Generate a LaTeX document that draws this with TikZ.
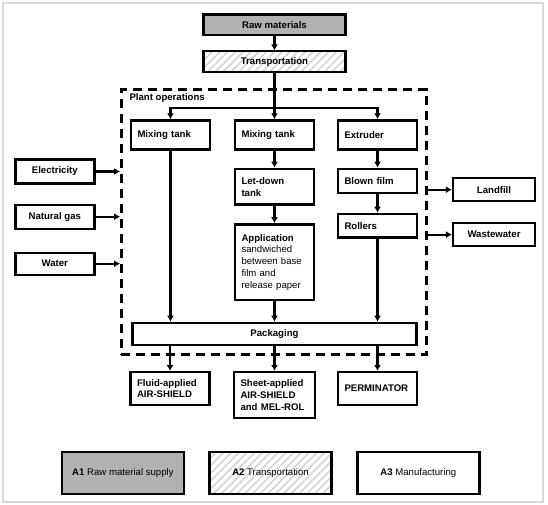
\documentclass[tikz,border=0pt]{standalone}
\usepackage{fontspec}
\setmainfont{Liberation Sans}
\usetikzlibrary{arrows.meta,positioning,patterns.meta}

\begin{document}
\begin{tikzpicture}
        [
            x=1pt,
            y=-1pt,
            font=\fontsize{9.6}{11.8}\selectfont\bfseries,
            line/.style = {
                draw,
                line width=2.2pt,
                -{Latex[length=6pt,width=7pt]}
            },
            box/.style = {
                rectangle,
                draw,
                line width=2.4pt,
                align=center,
                inner sep=2pt
            },
            unit/.style = {
                box,
                text width=66pt,
                align=left,
                inner xsep=6.5pt
            },
            supply/.style = {
                box,
                fill=gray!60
            },
            haul/.style = {
                box,
                pattern={Lines[angle=45,distance=5.5pt,line width=1.5pt]},
                pattern color=gray!35
            },
            boundary/.style = {
                rectangle,
                draw,
                line width=2.5pt,
                dash pattern=on 9pt off 6pt,
                inner sep=0pt
            },
            legend/.style = {
                minimum width=122pt,
                minimum height=42pt,
                font=\fontsize{9.6}{11.8}\selectfont
            }
        ]

        \useasboundingbox (0,0) rectangle (548,505);
        \draw[gray!30, line width=1.2pt] (3,3) rectangle (543,502);

        \node[supply, minimum width=142pt, minimum height=20.6pt] (raw) at (274.5,25) {Raw materials};
        \node[haul, minimum width=142pt, minimum height=21pt, below=14pt of raw] (transp) {Transportation};

        \node[boundary, minimum width=305.4pt, minimum height=265pt] (plant) at (274,222.2) {};
        \node[anchor=west] (plantlabel) at (126,97.7) {Plant operations};

        \node[unit, minimum height=29pt] (mix1) at (170.5,135) {Mixing tank};
        \node[unit, minimum height=29pt] (mix2) at (274.5,135) {Mixing tank};
        \node[unit, minimum height=29pt] (extruder) at (377.5,135) {Extruder};
        \node[unit, minimum height=35.6pt, below=17pt of mix2] (letdown) {Let-down\\tank};
        \node[unit, minimum height=75.6pt, below=17.5pt of letdown] (apply) {Application\\\mdseries sandwiched\\\mdseries between base\\\mdseries film and\\\mdseries release paper};
        \node[unit, minimum height=24pt, below=17pt of extruder] (blown) {Blown film};
        \node[unit, minimum height=23.6pt, below=18.5pt of blown] (rollers) {Rollers};
        \node[box, minimum width=284pt, minimum height=22.2pt] (pack) at (274.5,334) {Packaging};

        \node[unit, minimum height=32.6pt] (fluid) at (170,388.5) {Fluid-applied\\AIR-SHIELD};
        \node[unit, text width=68pt, minimum height=46pt] (sheet) at (274.5,395.2) {Sheet-applied\\AIR-SHIELD\\and MEL-ROL};
        \node[unit, minimum height=32.6pt] (perm) at (377.5,388.5) {PERMINATOR};

        \node[box, minimum width=79pt, minimum height=24pt] (elec) at (54.8,171.5) {Electricity};
        \node[box, minimum width=79pt, minimum height=24pt] (gas) at (54.8,216.7) {Natural gas};
        \node[box, minimum width=79pt, minimum height=22pt] (water) at (54.8,263.7) {Water};
        \node[box, minimum width=81.8pt, minimum height=23pt] (landfill) at (494,189.7) {Landfill};
        \node[box, minimum width=81.8pt, minimum height=23pt] (waste) at (494,234.6) {Wastewater};

        \node[supply, legend] (legA1) at (122.9,472.9) {\textbf{A1} Raw material supply};
        \node[haul, legend] (legA2) at (270.5,472.9) {\textbf{A2} Transportation};
        \node[box, legend] (legA3) at (418.3,472.9) {\textbf{A3} Manufacturing};

        \coordinate (split) at (274.5,108.3);

        \path[line] (raw) -- (transp);
        \path[line] (transp) -- (mix2);
        \path[line] (split) -| (mix1);
        \path[line] (split) -| (extruder);
        \path[line] (mix2) -- (letdown);
        \path[line] (letdown) -- (apply);
        \path[line] (extruder) -- (blown);
        \path[line] (blown) -- (rollers);
        \path[line] (mix1) -- (mix1 |- pack.north);
        \path[line] (apply) -- (pack);
        \path[line] (rollers) -- (rollers |- pack.north);
        \path[line] (pack.south -| fluid) -- (fluid);
        \path[line] (pack) -- (sheet);
        \path[line] (pack.south -| perm) -- (perm);
        \path[line] (elec) -- (elec -| plant.west);
        \path[line] (gas) -- (gas -| plant.west);
        \path[line] (water) -- (water -| plant.west);
        \path[line] (landfill -| plant.east) -- (landfill);
        \path[line] (waste -| plant.east) -- (waste);
    \end{tikzpicture}
\end{document}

EXERCISE |
Reproduce all of the material exactly, apart from the pictures.

EXERCISE RESPONSE |
Generate a LaTeX document that draws this with TikZ.
\documentclass[tikz,border=0pt]{standalone}
\usepackage{fontspec}
\setmainfont{Liberation Sans}
\usetikzlibrary{arrows.meta,positioning,patterns.meta}

\begin{document}
\begin{tikzpicture}
        [
            x=1pt,
            y=-1pt,
            font=\fontsize{9.6}{11.8}\selectfont\bfseries,
            line/.style = {
                draw,
                line width=2.2pt,
                -{Latex[length=6pt,width=7pt]}
            },
            box/.style = {
                rectangle,
                draw,
                line width=2.4pt,
                align=center,
                inner sep=2pt
            },
            unit/.style = {
                box,
                text width=66pt,
                align=left,
                inner xsep=6.5pt
            },
            supply/.style = {
                box,
                fill=gray!60
            },
            haul/.style = {
                box,
                pattern={Lines[angle=45,distance=5.5pt,line width=1.5pt]},
                pattern color=gray!35
            },
            boundary/.style = {
                rectangle,
                draw,
                line width=2.5pt,
                dash pattern=on 9pt off 6pt,
                inner sep=0pt
            },
            legend/.style = {
                minimum width=122pt,
                minimum height=42pt,
                font=\fontsize{9.6}{11.8}\selectfont
            }
        ]

        \useasboundingbox (0,0) rectangle (548,505);
        \draw[gray!30, line width=1.2pt] (3,3) rectangle (543,502);

        \node[supply, minimum width=142pt, minimum height=20.6pt] (raw) at (274.5,25) {Raw materials};
        \node[haul, minimum width=142pt, minimum height=21pt, below=14pt of raw] (transp) {Transportation};

        \node[boundary, minimum width=305.4pt, minimum height=265pt] (plant) at (274,222.2) {};
        \node[anchor=west] (plantlabel) at (126,97.7) {Plant operations};

        \node[unit, minimum height=29pt] (mix1) at (170.5,135) {Mixing tank};
        \node[unit, minimum height=29pt] (mix2) at (274.5,135) {Mixing tank};
        \node[unit, minimum height=29pt] (extruder) at (377.5,135) {Extruder};
        \node[unit, minimum height=35.6pt, below=17pt of mix2] (letdown) {Let-down\\tank};
        \node[unit, minimum height=75.6pt, below=17.5pt of letdown] (apply) {Application\\\mdseries sandwiched\\\mdseries between base\\\mdseries film and\\\mdseries release paper};
        \node[unit, minimum height=24pt, below=17pt of extruder] (blown) {Blown film};
        \node[unit, minimum height=23.6pt, below=18.5pt of blown] (rollers) {Rollers};
        \node[box, minimum width=284pt, minimum height=22.2pt] (pack) at (274.5,334) {Packaging};

        \node[unit, minimum height=32.6pt] (fluid) at (170,388.5) {Fluid-applied\\AIR-SHIELD};
        \node[unit, text width=68pt, minimum height=46pt] (sheet) at (274.5,395.2) {Sheet-applied\\AIR-SHIELD\\and MEL-ROL};
        \node[unit, minimum height=32.6pt] (perm) at (377.5,388.5) {PERMINATOR};

        \node[box, minimum width=79pt, minimum height=24pt] (elec) at (54.8,171.5) {Electricity};
        \node[box, minimum width=79pt, minimum height=24pt] (gas) at (54.8,216.7) {Natural gas};
        \node[box, minimum width=79pt, minimum height=22pt] (water) at (54.8,263.7) {Water};
        \node[box, minimum width=81.8pt, minimum height=23pt] (landfill) at (494,189.7) {Landfill};
        \node[box, minimum width=81.8pt, minimum height=23pt] (waste) at (494,234.6) {Wastewater};

        \node[supply, legend] (legA1) at (122.9,472.9) {\textbf{A1} Raw material supply};
        \node[haul, legend] (legA2) at (270.5,472.9) {\textbf{A2} Transportation};
        \node[box, legend] (legA3) at (418.3,472.9) {\textbf{A3} Manufacturing};

        \coordinate (split) at (274.5,108.3);

        \path[line] (raw) -- (transp);
        \path[line] (transp) -- (mix2);
        \path[line] (split) -| (mix1);
        \path[line] (split) -| (extruder);
        \path[line] (mix2) -- (letdown);
        \path[line] (letdown) -- (apply);
        \path[line] (extruder) -- (blown);
        \path[line] (blown) -- (rollers);
        \path[line] (mix1) -- (mix1 |- pack.north);
        \path[line] (apply) -- (pack);
        \path[line] (rollers) -- (rollers |- pack.north);
        \path[line] (pack.south -| fluid) -- (fluid);
        \path[line] (pack) -- (sheet);
        \path[line] (pack.south -| perm) -- (perm);
        \path[line] (elec) -- (elec -| plant.west);
        \path[line] (gas) -- (gas -| plant.west);
        \path[line] (water) -- (water -| plant.west);
        \path[line] (landfill -| plant.east) -- (landfill);
        \path[line] (waste -| plant.east) -- (waste);
    \end{tikzpicture}
\end{document}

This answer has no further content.